Indeed, the Local Government Association is exploring options to set up a new mutual with the aim of saving on insurance costs. The LGA chair, Gary Porter, points out: “Councils spend hundreds of millions of pounds on insurance nationally. They also routinely work together to share best practice and support each other to improve, but currently are limited in doing this by understandable confidentiality around insurance contracts.”

Marine mutuals steady ships and more

Marine protection and indemnity cover has been a mutual specialism for over a century. Jeremy Grose, CEO of The Standard Club, comments: “Over that time it has developed effective structures to provide the high liability limits needed by ship owners. This protects them against routine and large claims for incidents, such as wreck removal or cleaning up pollution.

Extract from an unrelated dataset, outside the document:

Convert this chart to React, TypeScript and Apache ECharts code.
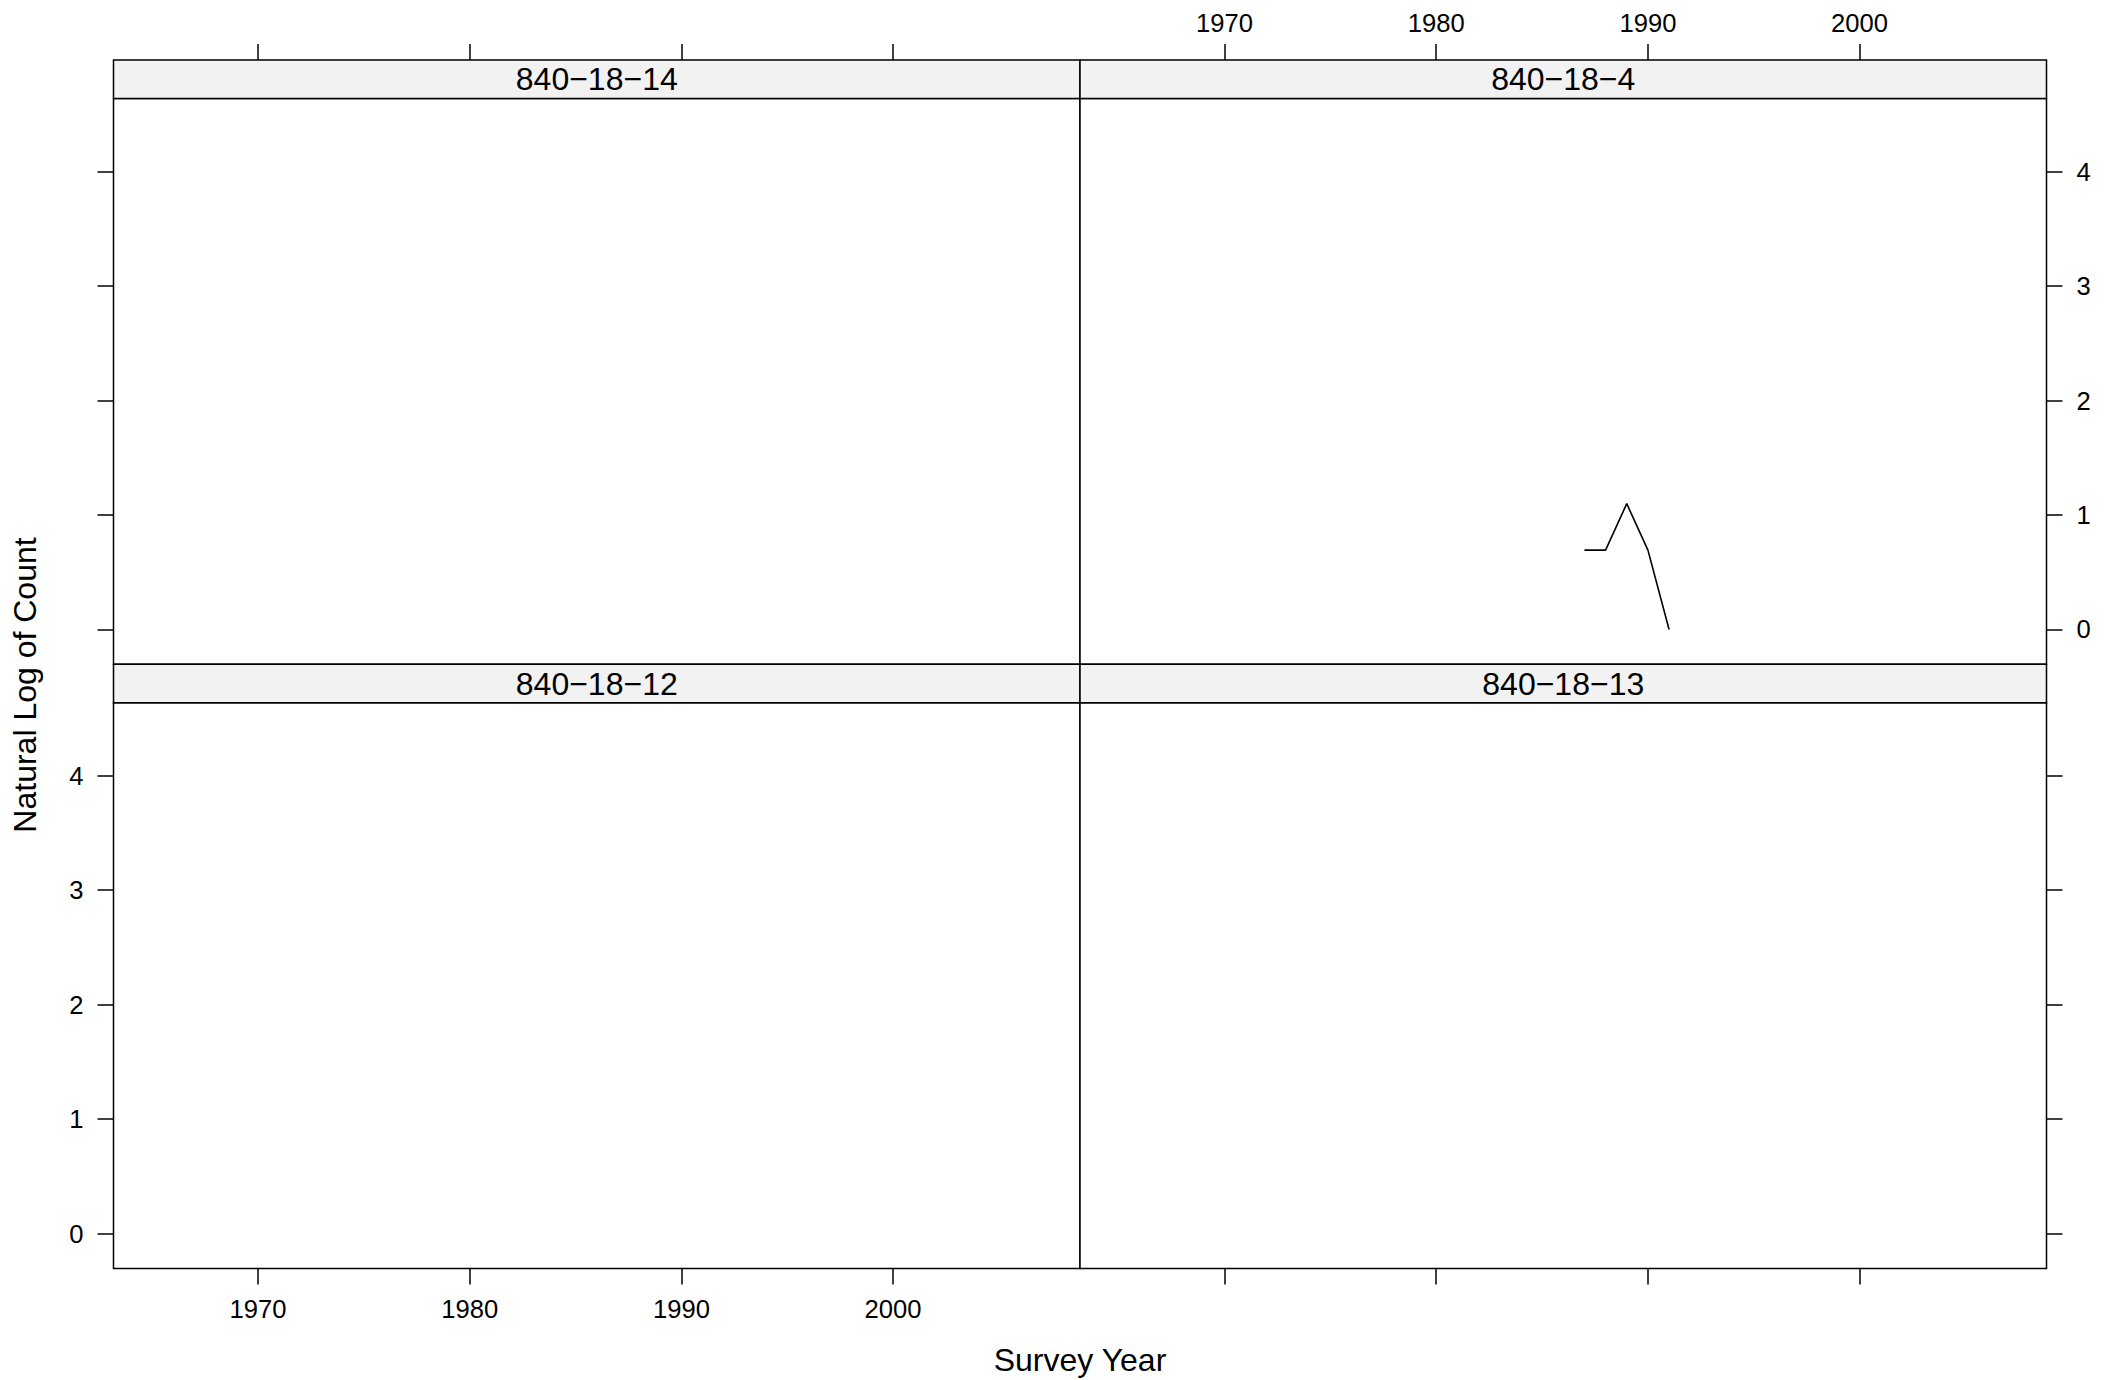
import React, { useEffect, useRef } from "react";
import * as echarts from "echarts";

const panelTitles = ["840\u221218\u221214", "840\u221218\u22124", "840\u221218\u221212", "840\u221218\u221213"];
const xTicks = [1970, 1980, 1990, 2000];
const yTicks = [0, 1, 2, 3, 4];
const years4 = [1987, 1988, 1989, 1990, 1991];
const logCount4 = [0.693, 0.693, 1.099, 0.693, 0];
const panelYears: number[][] = [[], years4, [], []];
const panelValues: number[][] = [[], logCount4, [], []];

const X_MIN = 1963.17;
const X_MAX = 2008.83;
const Y_MIN = -0.304;
const Y_MAX = 4.638;

const FONT = "'Liberation Sans', Arial, Helvetica, sans-serif";

export default function App() {
  const ref = useRef<HTMLDivElement>(null);
  useEffect(() => {
    if (!ref.current) return;
    const chart = echarts.init(ref.current, undefined, { renderer: "svg" });
    const L = 113.5, M = 1080;
    const W = M - L;
    const stripH = 38.5;
    const rows = [
      { stripTop: 60, plotTop: 98.5 },
      { stripTop: 664.3, plotTop: 702.7 },
    ];
    const plotH = 565.8;
    const lefts = [L, M];
    const grids: any[] = [];
    const graphics: any[] = [];
    for (let r = 0; r < 2; r++) {
      for (let c = 0; c < 2; c++) {
        const i = r * 2 + c;
        grids.push({
          left: lefts[c],
          top: rows[r].plotTop,
          width: W,
          height: plotH,
          show: true,
          borderColor: "#000",
          borderWidth: 1.5,
          backgroundColor: "#fff",
          containLabel: false,
          outerBoundsMode: "none",
        });
        graphics.push({
          type: "rect",
          shape: { x: lefts[c], y: rows[r].stripTop, width: W, height: stripH },
          style: { fill: "#f2f2f2", stroke: "#000", lineWidth: 1.5 },
          z: 10,
        });
        graphics.push({
          type: "text",
          x: lefts[c] + W / 2,
          y: rows[r].stripTop + stripH / 2,
          style: {
            text: panelTitles[i],
            font: `32px ${FONT}`,
            fill: "#000",
            align: "center",
            verticalAlign: "middle",
          },
          z: 11,
        });
      }
    }
    graphics.push({
      type: "text",
      x: 1080,
      y: 1360,
      style: { text: "Survey Year", font: `32px ${FONT}`, fill: "#000", align: "center", verticalAlign: "middle" },
    });
    graphics.push({
      type: "text",
      x: 25,
      y: 685,
      rotation: Math.PI / 2,
      style: { text: "Natural Log of Count", font: `32px ${FONT}`, fill: "#000", align: "center", verticalAlign: "middle" },
    });

    const tickStyle = { color: "#000", width: 1.5 };
    const labelStyle = { color: "#000", fontSize: 25.6, fontFamily: FONT, formatter: (v: number) => String(v) };
    const xConf = [
      { pos: "top", offset: stripH, label: false },
      { pos: "top", offset: stripH, label: true },
      { pos: "bottom", offset: 0, label: true },
      { pos: "bottom", offset: 0, label: false },
    ];
    const yConf = [
      { pos: "left", label: false },
      { pos: "right", label: true },
      { pos: "left", label: true },
      { pos: "right", label: false },
    ];
    const xAxes = xConf.map((cf, i) => ({
      type: "value",
      gridIndex: i,
      position: cf.pos,
      offset: cf.offset,
      min: X_MIN,
      max: X_MAX,
      axisLine: { show: false, onZero: false },
      splitLine: { show: false },
      axisTick: { show: true, length: 16, inside: false, customValues: xTicks, lineStyle: tickStyle },
      axisLabel: {
        show: cf.label,
        customValues: xTicks,
        margin: cf.pos === "top" ? 24 : 27,
        ...labelStyle,
      },
    }));
    const yAxes = yConf.map((cf, i) => ({
      type: "value",
      gridIndex: i,
      position: cf.pos,
      min: Y_MIN,
      max: Y_MAX,
      axisLine: { show: false, onZero: false },
      splitLine: { show: false },
      axisTick: { show: true, length: 16, inside: false, customValues: yTicks, lineStyle: tickStyle },
      axisLabel: { show: cf.label, customValues: yTicks, margin: 30, ...labelStyle },
    }));
    const series = panelTitles.map((name, i) => ({
      type: "line",
      name,
      xAxisIndex: i,
      yAxisIndex: i,
      showSymbol: false,
      symbol: "none",
      lineStyle: { color: "#000", width: 1.6 },
      data: panelYears[i].map((y, k) => [y, panelValues[i][k]]),
    }));

    chart.setOption({
      animation: false,
      backgroundColor: "#fff",
      textStyle: { fontFamily: FONT },
      grid: grids,
      xAxis: xAxes,
      yAxis: yAxes,
      series,
      graphic: graphics,
    });
    return () => chart.dispose();
  }, []);
  return (
    <div
      ref={ref}
      style={{ position: "fixed", left: 0, top: 0, width: 2121, height: 1380, background: "#fff" }}
    />
  );
}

“The pooling model of the International Group of Protection & Indemnity Clubs, which shares large losses between the world’s 13 largest P&I clubs, combined with reinsurance programmes, means the market can effectively absorb very large losses.”

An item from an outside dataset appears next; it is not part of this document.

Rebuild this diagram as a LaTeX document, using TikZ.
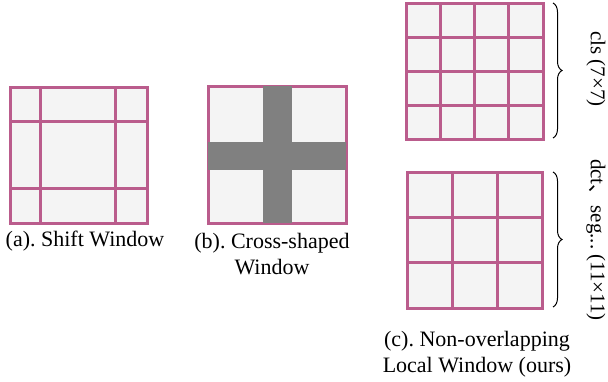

The cost of settling major liability claims, such as pollution and wreck removal has been rising rapidly. “This means that the P&I clubs have seen downward pressure on premiums at the same time as rising claims costs. This is where mutuality really demonstrates its strength in protecting members’ interests.

“For example, The Standard Club returned 5% of premium to members in 2017 and will do the same in 2018 while maintaining its financial strength to absorb shocks. It is hard to imagine the commercial market responding to these challenges in the same way.”

Watching closely

Zurich Municipal is watching the development closely and hints at the debacle of the Municipal Mutual Insurance, which went into run-off in 1992.

“Insurance is a long-term investment and claims far in the past can take a long time to settle, or indeed may not be reported for many years after the incident,” notes a Zurich spokesperson. “As with all forms of contract management, it’s imperative to look at the potential future pitfalls and ensure you fully understand what you are entering into.

“It would also be remiss not to highlight that a discretionary mutual is not insurance. Under an insurance contract, there is a right to indemnity providing the policy conditions are met. With a mutual, claims payments are at the discretion of the board of trustees. The two solutions are not the same, and we would encourage local authorities to review all options in line with their individual risk appetite.”

That said, Zurich affirms it would “welcome any new competition in the market.”

The LGA has said it plans to operate a stable model that would involve a mutual fund from which claims could be paid, up to an excess level yet to be decided, and this fund would not be liable for insurance premium tax. Claims above this level would be covered by insurance bought from the market.

This is known as a hybrid mutual. Koronka says these “blend discretionary layers with traditional insurance. If the blend is carefully structured, the mutual is very robust, even in the most extreme claims situations.

“The boards of the mutuals also have the power to agree claims that fall outside the terms of the cover. This is where a discretionary mutual can and often does go beyond the restrictions of a traditional insurance policy.”

He adds: “As mutuals are completely member-focused, one of the fundamental tenets of the regulatory regime – namely treating customers fairly – comes absolutely naturally in a mutual context.”

Koronka says it is difficult for new mutuals to launch in the onerous Solvency II environment. Discretionary mutuals, however, are not regulated by the Prudential Regulation Authority since they are not classed as insurance companies, nor, for the same reasons, are they regulated by the Financial Conduct Authority. This may not suit all buyers, who may want higher levels of protection.

Mutuals can run into problems if they get too big or if they are insufficiently capitalised. They can be subject to poor management and be inefficient, like any business. But performance is up and the market might soon welcome a new entrant.